The artificial intelligence (AI) sector is expanding rapidly: from 2015 to 2017, the number of workers worldwide with AI skills increased by 190%, according to the World Economic Forum, which found that ‘industries with more AI skills present among their workforce are also the fastest-changing industries.
In the USA, AI has the highest-paid experts in any field of technology. According to the US Bureau of Labor Statistics and the Census Bureau, the pay gap in computer science is one of the smallest between male and female professionals in the USA, with women earning 94% of what men take home.
Although the top multinational technology companies are making progress, they are still not even close to closing the gender gap in technical and leadership roles. Facebook fares better than its fellow tech giants for the number of women holding senior leadership positions (33%) but the percentage of women employed in technical roles remains low, at 23%.

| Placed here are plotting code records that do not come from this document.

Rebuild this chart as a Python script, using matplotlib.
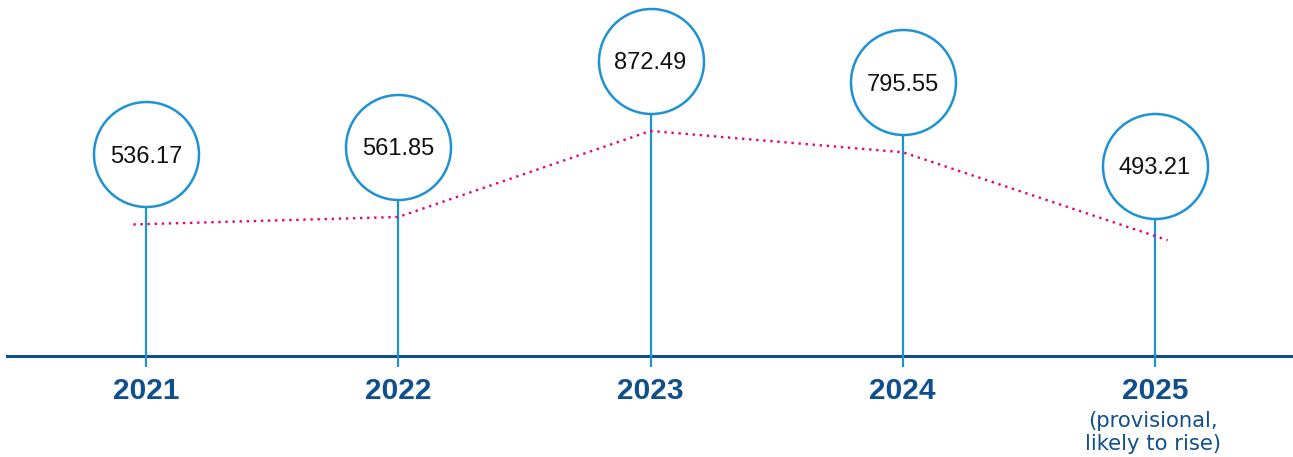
import matplotlib.pyplot as plt

years = ["2021", "2022", "2023", "2024", "2025"]
values = [536.17, 561.85, 872.49, 795.55, 493.21]
value_labels = ["536.17", "561.85", "872.49", "795.55", "493.21"]
notes = ["", "", "", "", "(provisional,\nlikely to rise)"]

DARK_BLUE = "#0f4f8c"
LIGHT_BLUE = "#1f93d2"
PINK = "#e5007d"

# layout constants (pixels -> data units)
W, H = 1293, 457
STEP_PX = 252.25
FIRST_X_PX = 146
BASE_PX = 101          # baseline height from bottom
PX_PER_UNIT = 0.277    # pixels per value unit
CIRCLE_OFFSET = 193    # circle centre sits value + offset above baseline
LINE_OFFSET = -60      # pink trend line sits value + offset

fig = plt.figure(figsize=(W / 100, H / 100), dpi=100)
ax = fig.add_axes([0, 0, 1, 1])
ax.set_xlim(-FIRST_X_PX / STEP_PX, (W - FIRST_X_PX) / STEP_PX)
ax.set_ylim(-BASE_PX / PX_PER_UNIT, (H - BASE_PX) / PX_PER_UNIT)
ax.axis("off")

xs = list(range(len(years)))
centres = [v + CIRCLE_OFFSET for v in values]

# baseline
ax.axhline(0, xmin=7 / W, xmax=1, color=DARK_BLUE, lw=2.2, zorder=2)

# stems
ax.vlines(xs, -40, centres, color=LIGHT_BLUE, lw=1.6, zorder=3)

# trend line, stretched a little beyond first and last stem
trend = [v + LINE_OFFSET for v in values]
ext = 0.05
lx = [xs[0] - ext] + xs[1:-1] + [xs[-1] + ext]
ly = list(trend)
ly[0] = trend[0] - ext * (trend[1] - trend[0])
ly[-1] = trend[-1] + ext * (trend[-1] - trend[-2])
ax.plot(lx, ly, color=PINK, lw=1.7, linestyle=(0, (1, 2)), zorder=4)

# circles with values
ax.scatter(xs, centres, s=75.6 ** 2, facecolor="white", edgecolor=LIGHT_BLUE,
           linewidth=1.8, zorder=5)
for x, c, lab in zip(xs, centres, value_labels):
    ax.annotate(lab, (x, c), xytext=(0, -1.8), textcoords="offset points",
                ha="center", va="center", fontsize=17,
                family="Liberation Sans", color="#111111", zorder=6)

# year labels
for x, yr, note in zip(xs, years, notes):
    ax.annotate(yr, (x, 0), xytext=(0, -25.2), textcoords="offset points",
                ha="center", va="center", fontsize=21.5, fontweight="bold",
                family="Liberation Sans", color=DARK_BLUE)
    if note:
        ax.annotate(note, (x, 0), xytext=(-1.5, -39.5), textcoords="offset points",
                    ha="center", va="top", fontsize=15.2, linespacing=1.22,
                    family="DejaVu Sans", color=DARK_BLUE)

fig.savefig("out.png", dpi=100)
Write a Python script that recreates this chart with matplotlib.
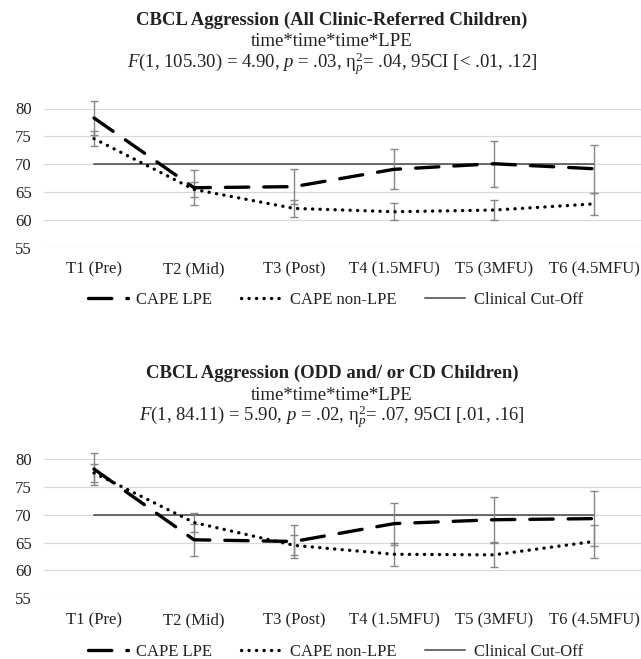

Why, then, are women still a minority among employees of digital tech giants, even in the USA? According to data collected by the social networking site LinkedIn and published in the World Economic Forum’s Global Gender Gap Report, only 22% of professionals working in AI around the world are female. This gap is visible in all of the top 20 countries with the highest concentration of AI employees and is particularly evident in Argentina, Brazil, Germany, Mexico, and Poland, where fewer than 18% of women professionals have AI skills.
Sheryl Sandberg is the Chief Operating Officer of Facebook. Her bestselling book Lean in: Women, Work and the Will to Lead has been followed by the offshoot Lean in Circles, a website-based movement to encourage women around the world to take up positions of influence and power.
Although many women may have been empowered to act through the Lean In philosophy, Sandberg’s mantra has come under fire for placing the responsibility for success on individual women, rather than on pervasive societal structures around them, such as gender-based pay inequality, the disproportionate burden of domestic responsibilities on women and the minimal maternity and family leave granted by most US workplaces – all of which remain largely unchanged.